Key words: fuel cell, electrolysis cell, proton exchange membrane technology, key components, degradation mechanism, mitigation measure

摘要：

可再生能源，尤其是氢能，通过与电能耦合可以减少碳排放，并且促进电网实现能源转型。燃料电池和电解槽是氢电耦合系统中关键的能量转换装置，其中基于质子交换膜技术的设备因运行时优异的波动适应性和很高的电流密度受到广泛关注，但成本高和耐久性差是制约其进一步商业化的关键因素。本文首先简要介绍了质子交换膜燃料电池和电解槽中关键组件，如质子交换膜、催化层、气体扩散层（多孔传输层）和双极板的组成和作用。
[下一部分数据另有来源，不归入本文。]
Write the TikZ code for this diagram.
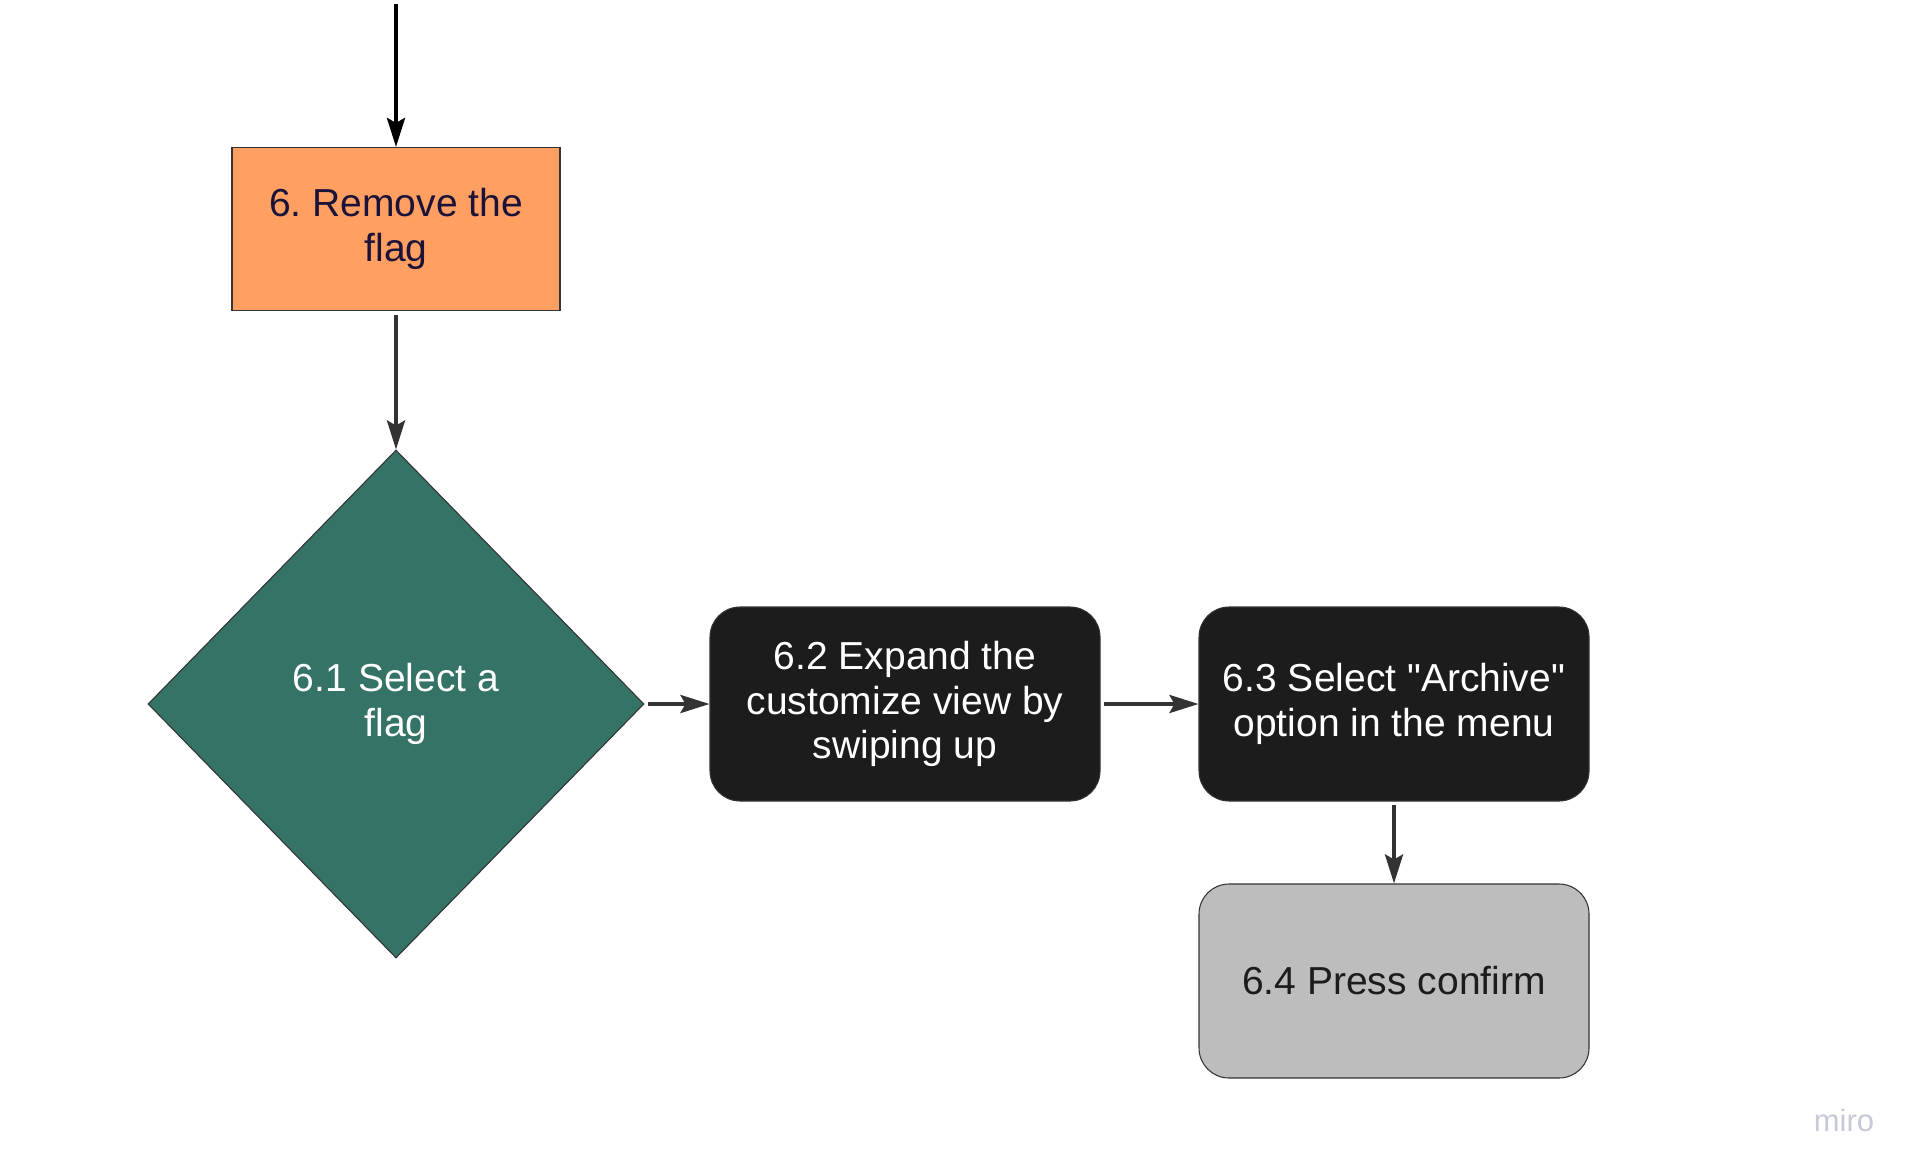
\documentclass[tikz,border=0pt]{standalone}
\usepackage{fontspec}
\setmainfont{Liberation Sans}[Ligatures=TeXOff]
\usetikzlibrary{shapes.geometric,arrows.meta}
\definecolor{flagorange}{HTML}{FFA062}
\definecolor{flagink}{HTML}{1A1238}
\definecolor{selectgreen}{HTML}{347365}
\definecolor{nearblack}{HTML}{1C1C1C}
\definecolor{confirmgrey}{HTML}{BDBDBD}
\definecolor{linkgrey}{HTML}{333333}
\definecolor{miroblue}{HTML}{C6C9D6}
\frenchspacing
\begin{document}
\begin{tikzpicture}[
	every node/.style={font=\fontsize{11.1}{12.6}\selectfont, align=center},
	card/.style={rectangle, rounded corners=3mm, minimum width=3.9cm, minimum height=1.94cm, draw=linkgrey, line width=0.3pt},
	link/.style={-{Stealth[length=2.9mm,width=1.8mm,inset=0.5mm]}, linkgrey, line width=1.1pt, shorten <=1pt}]
	\useasboundingbox (0,0) rectangle (19.2,11.71);
	\coordinate (in) at (3.96,11.71);
	\node[draw=black!80, line width=0.3pt, fill=flagorange, text=flagink, minimum width=3.28cm, minimum height=1.63cm] (flag) at (3.96,9.42) {6. Remove the\\flag};
	\node[diamond, draw=black!80, line width=0.3pt, fill=selectgreen, text=white, inner sep=0pt, minimum width=4.96cm, minimum height=5.08cm] (select) at (3.96,4.67) {6.1 Select a\\flag};
	\node[card, fill=nearblack, text=white] (expand) at (9.05,4.67) {6.2 Expand the\\customize view by\\swiping up};
	\node[card, fill=nearblack, text=white] (archive) at (13.94,4.67) {6.3 Select "Archive"\\option in the menu};
	\node[card, fill=confirmgrey, text=nearblack] (confirm) at (13.94,1.90) {6.4 Press confirm};
	\node[text=miroblue, font=\fontsize{8.8}{10}\selectfont] (miro) at (18.44,0.51) {miro};
	\draw[link, black] (in) -- (flag);
	\foreach \a/\b in {flag/select, select/expand, expand/archive, archive/confirm}
		\draw[link] (\a) -- (\b);
\end{tikzpicture}
\end{document}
然后，分别阐述了各个组件的衰减机理，分析认为化学衰减是更为常见的机理，机械衰减和热衰减次之。其中，电解槽阳极处于高电位、高温、强酸性和强氧化性的恶劣环境中，碳材料耐久性大幅下降，金属材料需要涂覆贵金属涂层，进一步使成本提高。最后，本文总结了针对各组件的衰减缓解措施，并对未来材料调整优化的方向进行展望。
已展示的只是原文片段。